Outside the bar, the rest of the village, made up of several hundred white houses with black-tiled upturned eaves, Hui-style architecture common in the area, falls into slumber.
Li Guoyu, owner of the bistro, says the cocktails ritual is the way villagers indulge their fantasies about living like city slickers, and one of the kicks this gives them is knowing that no other villages in these parts can claim to have a bar.
Yet at one stage it seemed that the days of Bishan village, like many similar villages in China, were numbered, many of their inhabitants moving away into cities and leaving an increasingly elderly population to tend to traditional houses, many of them hundreds of years old that had fallen into disrepair.
Migratory flow
Then, about 10 years ago, the nature of that migratory flow, until then a one-way torrent, began to change as urban dwellers, not quite happy with their lot in the urban jungle, began to see the beauty and attractions of the likes of Bishan village.
Thus people like Li began to move to the village, at the foothill of Bishan Mountain, and their desire to be closer to nature turned into something else: a mission to revive the village.

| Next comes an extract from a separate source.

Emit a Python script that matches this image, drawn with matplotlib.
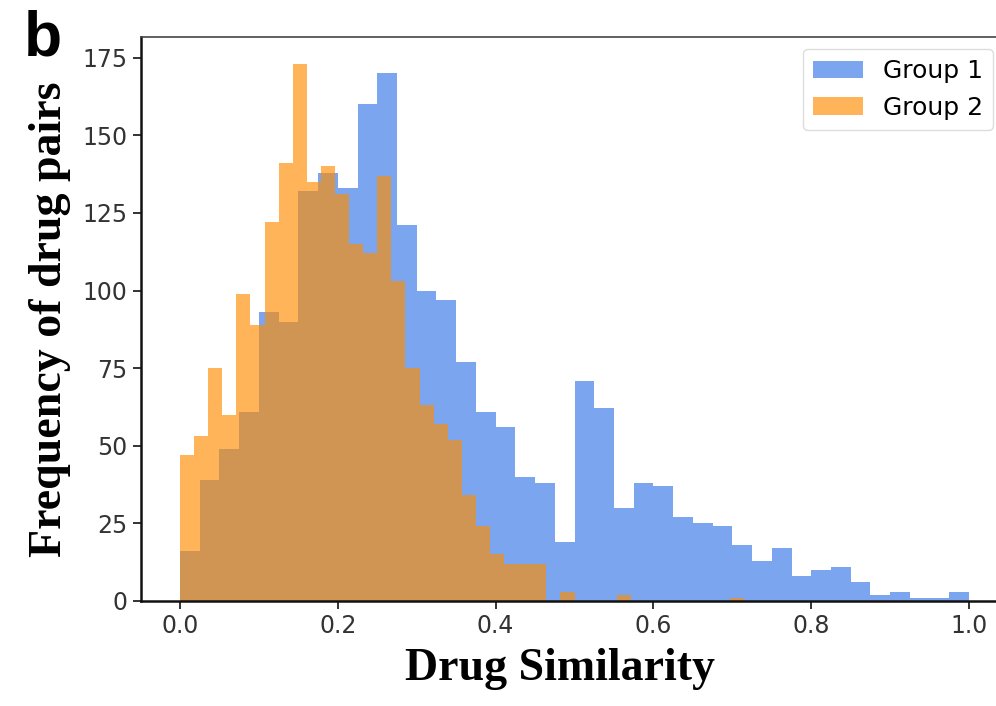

Li came from Shanghai in 2007 and renovated a house about 400 years old, transforming it into a family hotel, and it eventually attracted travelers from home and abroad.
In that regard she was a pioneer, and three years ago she and her husband bought a run-down oil factory and transformed it into another hotel furnished with local-style items, and it is now rated a must-see spot in the travel guide Lonely Planet.
Later, Ou Ling, an artist, moved to the village as a member of the Bishan Project, a plan to revive the traditions and artisanship of Bishan. A bookshop specializing in arts opened at an ancestral hall in the village center and an exhibition center was set up in a barn.